Point de départ de ce spectacle, la maladie d’Alzheimer. La mémoire qui se délite, se dégrade, malmenant l’identité : elle est le reflet ou l’allégorie d’une mémoire réécrite, « storytellisée » par la propagande officielle, celle de leur pays. En Russie, fondamental est le problème de la mémoire collective, une mémoire instrumentalisée, tue, bafouée ou étouffée une mémoire interdite qui a suscité et produit encore selon T. Frolova, « des dysfonctionnements et des incohérences graves », aptes à favoriser « pulsions autoritaires menaçant gravement les droits des citoyens ». Ainsi le harcèlement administratif et policier dont est victime le réseau russe Mémorial.

Bloc de sensations erratiques, chacun raconte sa propre histoire — corporelle, verbale — à force de répétitions, d’amalgames entre le passé et le présent, de confusions et de souvenirs. Ecouter ce qui n’est que parcimonieusement livré, l’étrangeté et la poésie de certains messages, c’est recevoir l’expression d’un vécu douloureux et sensible, d’un questionnement sur les raisons d’une existence et sur le sens de toute destinée humaine. Travailler sur la forme et la réalité d’un démembrement psychique, dans le cas de la mère Elena Bessenova, une comédienne qui semble presque une apparition fantomatique issue de l’univers gothique et fantastique, pour entrer toujours plus profondément dans l’esprit et le cœur du spectateur. Entre les images qui sont mises en jeu, il y a des harmoniques, d’autres résonances. Comme dans la musique, on peut percevoir des notes qui ne sont pas jouées.

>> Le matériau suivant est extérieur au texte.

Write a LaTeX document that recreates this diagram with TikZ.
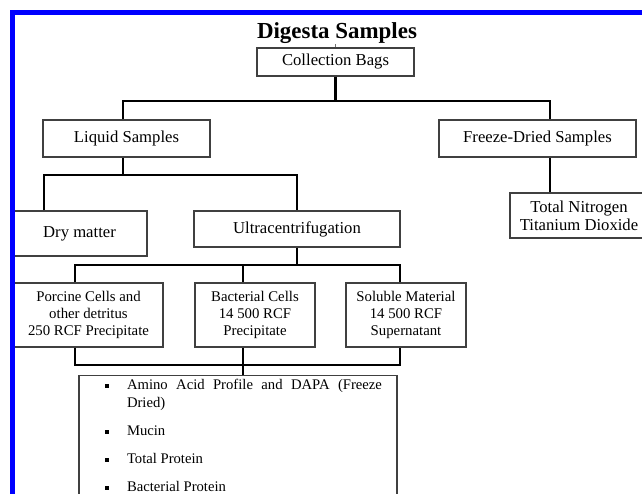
\documentclass[tikz,border=0pt]{standalone}
\usepackage{fontspec}
\setmainfont{Liberation Serif}
\newcommand\mybullet{\leavevmode\llap{\rule[1.2pt]{3pt}{3pt}\hspace{13.5pt}}}
\begin{document}
\begin{tikzpicture}[x=0.75pt,y=-0.75pt,
  box/.style={draw=black!75, line width=0.8pt, fill=white, inner sep=2pt, align=center},
  bigbox/.style={box, font=\fontsize{12.5}{13.5}\selectfont},
  smallbox/.style={box, font=\fontsize{11.1}{12.75}\selectfont},
  conn/.style={line width=2pt, line join=miter, draw=black}]
\useasboundingbox (0,0) rectangle (642,493);
\clip (0,0) rectangle (642,493);
\fill[white] (0,0) rectangle (642,493);

% title
\node[anchor=base, font=\fontsize{17.2}{19}\selectfont\bfseries] (title) at (337,38) {Digesta Samples};

% boxes
\node[bigbox, minimum width=117.75pt, minimum height=21pt] (cb) at (335.5,62) {Collection Bags};
\node[bigbox, minimum width=125.25pt, minimum height=27.75pt] (liq) at (126.5,138.5) {Liquid Samples};
\node[bigbox, minimum width=147.75pt, minimum height=27.75pt] (frz) at (537.5,138.5) {Freeze-Dried Samples};
\node[bigbox, minimum width=101.25pt, minimum height=33.75pt] (dry) at (79.5,233.5) {Dry matter};
\node[bigbox, minimum width=154.5pt, minimum height=27pt] (ultra) at (297,229) {Ultracentrifugation};
\node[box, font=\fontsize{12.5}{13.5}\selectfont, minimum width=112.5pt, minimum height=33.75pt] (tn) at (585,215.5)
  {\hspace*{-9pt}Total Nitrogen\\\hspace*{-9pt}Titanium Dioxide};
\node[smallbox, minimum width=111.75pt, minimum height=48pt] (por) at (88.5,315) {Porcine Cells and\\other detritus\\250 RCF Precipitate};
\node[smallbox, minimum width=90pt, minimum height=48pt] (bac) at (255,315) {Bacterial Cells\\14 500 RCF\\Precipitate};
\node[smallbox, minimum width=90pt, minimum height=48pt] (sol) at (406,315) {Soluble Material\\14 500 RCF\\Supernatant};
\node[box, anchor=north, text width=238.5pt, inner xsep=0pt, inner ysep=0pt, align=justify,
      font=\fontsize{11}{13.5}\selectfont] (ami) at (238,375)
  {\leftskip=36pt \rightskip=11.25pt \parskip=7.5pt \parindent=0pt \tolerance=10000 \hyphenpenalty=10000
   \mybullet\rule{0pt}{10.5pt}Amino Acid Profile and DAPA (Freeze Dried)\par
   \mybullet Mucin\par
   \mybullet Total Protein\par
   \mybullet Bacterial Protein\par
   \leavevmode\rule{0pt}{80pt}};

% junction coordinates
\coordinate (j0) at (335.5,101);
\coordinate (jl) at (123,101);
\coordinate (jf) at (550,101);
\coordinate (k0) at (123,175);
\coordinate (kd) at (44,175);
\coordinate (ku) at (297,175);
\coordinate (m0) at (297,265);
\coordinate (mp) at (75,265);
\coordinate (mb) at (243,265);
\coordinate (ms) at (400,265);
\coordinate (n0) at (243,365);
\coordinate (np) at (75,365);
\coordinate (ns) at (400,365);

% connectors
\draw[black!55, line width=0.6pt] (cb.north) -- ++(0,-3);
\draw[conn] (cb.south) -- (j0);
\draw[conn] (liq.north -| jl) -- (jl) -- (jf) -- (frz.north -| jf);
\draw[conn] (liq.south -| k0) -- (k0);
\draw[conn] (dry.north -| kd) -- (kd) -- (ku) -- (ultra.north -| ku);
\draw[conn] (frz.south -| jf) -- (tn.north -| jf);
\draw[conn] (ultra.south -| m0) -- (m0);
\draw[conn] (por.north -| mp) -- (mp) -- (ms) -- (sol.north -| ms);
\draw[conn] (mb) -- (bac.north -| mb);
\draw[conn] (por.south -| np) -- (np) -- (ns) -- (sol.south -| ns);
\draw[conn] (bac.south -| n0) -- (ami.north -| n0);

% blue frame
\draw[blue, line width=3.75pt] (12.5,700) |- (800,12.5);
\end{tikzpicture}
\end{document}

La démarche n’est pas sans évoquer celle de la journaliste et écrivaine née en Ukraine et ayant fait ses études de journalisme en Biélorussie où elle vit aujourd’hui à Minsk, Svtelana Alexievitch. Dans La Fin de l’homme rouge ou le temps du désenchantement (2013), elle relaye une grande suite de témoignages dont on sort troublé comme rarement. Les témoignages recueillis et mis en forme laissent voir ce que deviennent celles et ceux qui survivent dans certains pays qui constituèrent l’Union Soviétique. Russie, Ukraine et Biélorussie, Géorgie et Arménie. Les personnes qui vécurent la défunte URSS, puis Gorbatchev et la Perestroïka, puis Eltsine et l’émergence du capitalisme délétère et brutal tenus par une poignée d’oligarques ,dont la plupart sont d’anciens bolchéviques zélés. Tous ces témoignages se tuilent et donnent à voir un contexte plus complexe, riche et polysémique que la plupart des reportages habituels publiés dans la presse occidentale.